**Problem to solve:**
Reproduce the listing below word for word, with no pictures.

Start of Available data

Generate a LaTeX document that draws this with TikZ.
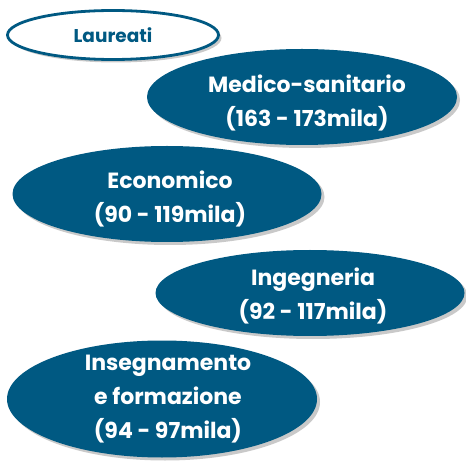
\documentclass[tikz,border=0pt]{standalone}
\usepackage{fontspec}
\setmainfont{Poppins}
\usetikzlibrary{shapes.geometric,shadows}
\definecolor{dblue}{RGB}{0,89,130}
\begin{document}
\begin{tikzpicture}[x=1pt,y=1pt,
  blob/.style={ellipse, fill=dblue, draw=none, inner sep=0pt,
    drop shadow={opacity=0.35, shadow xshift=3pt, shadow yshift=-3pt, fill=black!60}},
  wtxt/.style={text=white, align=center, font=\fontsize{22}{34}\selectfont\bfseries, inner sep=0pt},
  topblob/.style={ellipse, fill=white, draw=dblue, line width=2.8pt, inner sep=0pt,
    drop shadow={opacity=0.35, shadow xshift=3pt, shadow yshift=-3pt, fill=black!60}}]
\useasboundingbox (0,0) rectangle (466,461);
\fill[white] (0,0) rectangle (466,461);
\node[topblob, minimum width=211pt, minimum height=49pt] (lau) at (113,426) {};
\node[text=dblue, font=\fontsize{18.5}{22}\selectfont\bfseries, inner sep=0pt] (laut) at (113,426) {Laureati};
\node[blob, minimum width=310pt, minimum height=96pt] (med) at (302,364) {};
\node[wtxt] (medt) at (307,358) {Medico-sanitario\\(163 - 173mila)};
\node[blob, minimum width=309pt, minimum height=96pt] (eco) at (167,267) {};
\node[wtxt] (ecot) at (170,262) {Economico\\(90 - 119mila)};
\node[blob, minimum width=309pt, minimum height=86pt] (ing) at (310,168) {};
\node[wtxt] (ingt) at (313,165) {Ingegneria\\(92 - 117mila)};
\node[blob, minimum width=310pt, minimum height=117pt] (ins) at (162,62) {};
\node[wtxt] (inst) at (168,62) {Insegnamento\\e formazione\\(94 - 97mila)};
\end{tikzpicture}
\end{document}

End of Available data

**Reply:**
Generate a LaTeX document that draws this with TikZ.
\documentclass[tikz,border=0pt]{standalone}
\usepackage{fontspec}
\setmainfont{Poppins}
\usetikzlibrary{shapes.geometric,shadows}
\definecolor{dblue}{RGB}{0,89,130}
\begin{document}
\begin{tikzpicture}[x=1pt,y=1pt,
  blob/.style={ellipse, fill=dblue, draw=none, inner sep=0pt,
    drop shadow={opacity=0.35, shadow xshift=3pt, shadow yshift=-3pt, fill=black!60}},
  wtxt/.style={text=white, align=center, font=\fontsize{22}{34}\selectfont\bfseries, inner sep=0pt},
  topblob/.style={ellipse, fill=white, draw=dblue, line width=2.8pt, inner sep=0pt,
    drop shadow={opacity=0.35, shadow xshift=3pt, shadow yshift=-3pt, fill=black!60}}]
\useasboundingbox (0,0) rectangle (466,461);
\fill[white] (0,0) rectangle (466,461);
\node[topblob, minimum width=211pt, minimum height=49pt] (lau) at (113,426) {};
\node[text=dblue, font=\fontsize{18.5}{22}\selectfont\bfseries, inner sep=0pt] (laut) at (113,426) {Laureati};
\node[blob, minimum width=310pt, minimum height=96pt] (med) at (302,364) {};
\node[wtxt] (medt) at (307,358) {Medico-sanitario\\(163 - 173mila)};
\node[blob, minimum width=309pt, minimum height=96pt] (eco) at (167,267) {};
\node[wtxt] (ecot) at (170,262) {Economico\\(90 - 119mila)};
\node[blob, minimum width=309pt, minimum height=86pt] (ing) at (310,168) {};
\node[wtxt] (ingt) at (313,165) {Ingegneria\\(92 - 117mila)};
\node[blob, minimum width=310pt, minimum height=117pt] (ins) at (162,62) {};
\node[wtxt] (inst) at (168,62) {Insegnamento\\e formazione\\(94 - 97mila)};
\end{tikzpicture}
\end{document}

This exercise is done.